Nelson Rodrigues Filho no Facebook
LI, GOSTEI E RECOMENDO AOS AMIGOS
QUERIDA CIDADE, na sua polifonia e na forma de metaficção, constrói a cidade que a história de cada um recupera, não na concretude, mas na força da memória e sua companheira, a imaginação. Desse modo, embora haja a presença ativa de um personagem (o Das Dores), fio condutor e fator de verossimilhança, as ocorrências vão se dando, no tempo da memória, que desconstrói a linearidade temporal, para deixar fluir a lembrança, que não discrimina o cotidiano, o sentimental, o histórico , realizando o que é mais característico da escritura romanesca, a reprodução do discurso do outro.
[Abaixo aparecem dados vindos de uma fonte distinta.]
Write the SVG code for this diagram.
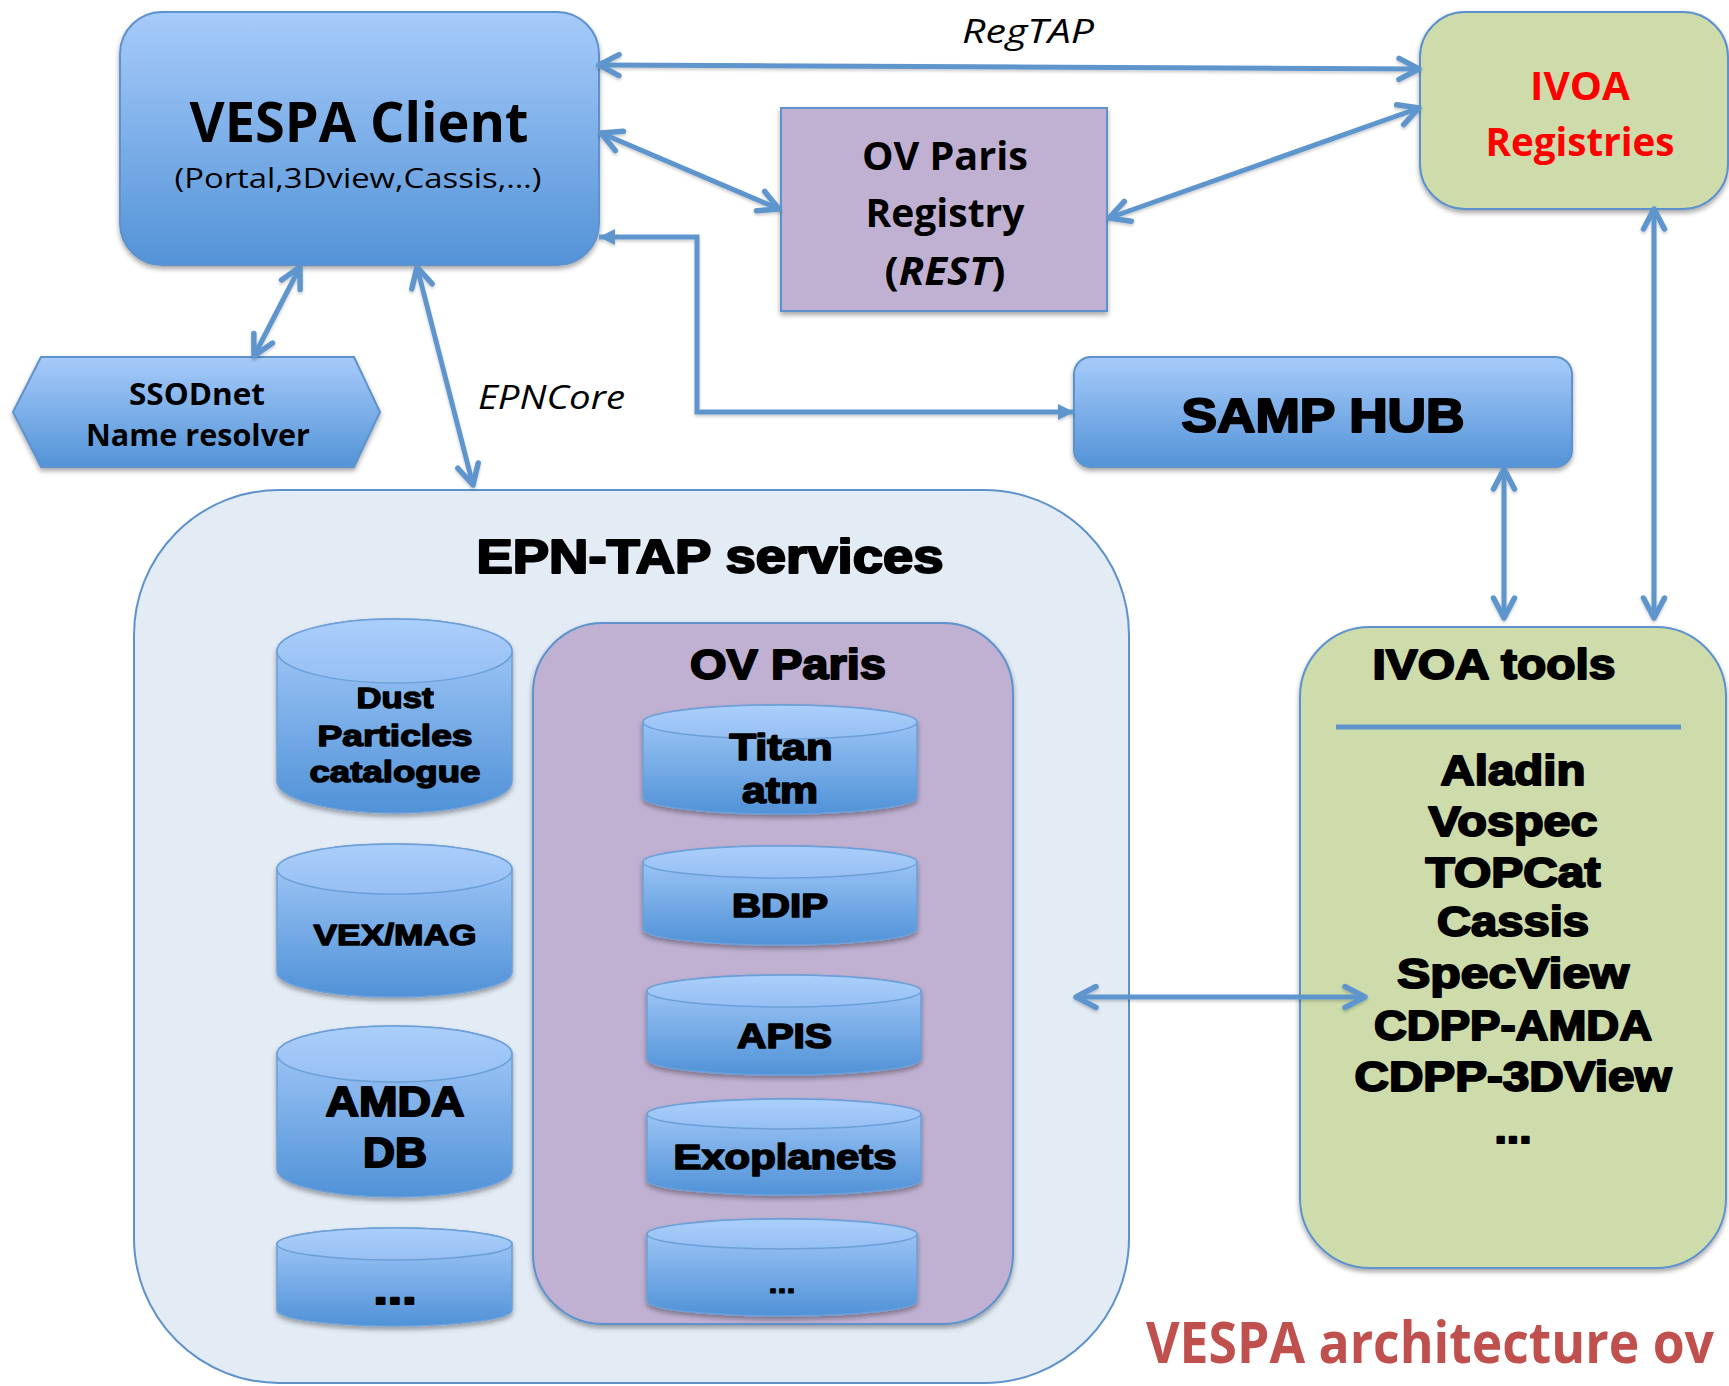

Organiza-se, na sua literaridade, o já-visto, o já-lido, o já-ouvido, o já- dito, criando, nesse espaço citacional – que incorpora, no mesmo plano, o trágico, o cômico, o alusivo, a ironia, a paródia – a grande personagem, que é a cidade interior do sujeito, as diversas relações, universo de crenças, costumes, desgraças, hábitos, desejos, frustrações, na finitude do mundo, cujo limite é significado no limite da linguagem. Não me lembro se foi Benjamin o mestre que ensinou ser a ficção a história íntima de um povo, o que cumpre muito bem o romance de Antônio Torres, trazendo para a cena a intimidade e o cotidiano que é tarefa da ficção e a História não consagra. QUERIDA CIDADE cumpre muito bem a lição de Tostói, segundo o qual ser universal começa na pintura da própria aldeia. A narrativa de Torres “dialoga” prazerosamente com o leitor, fazendo-o parceiro e confidente.
TORRES, Antônio. QUERIDA CIDADE. Rio de Janeiro/São Paulo, Record, 2021.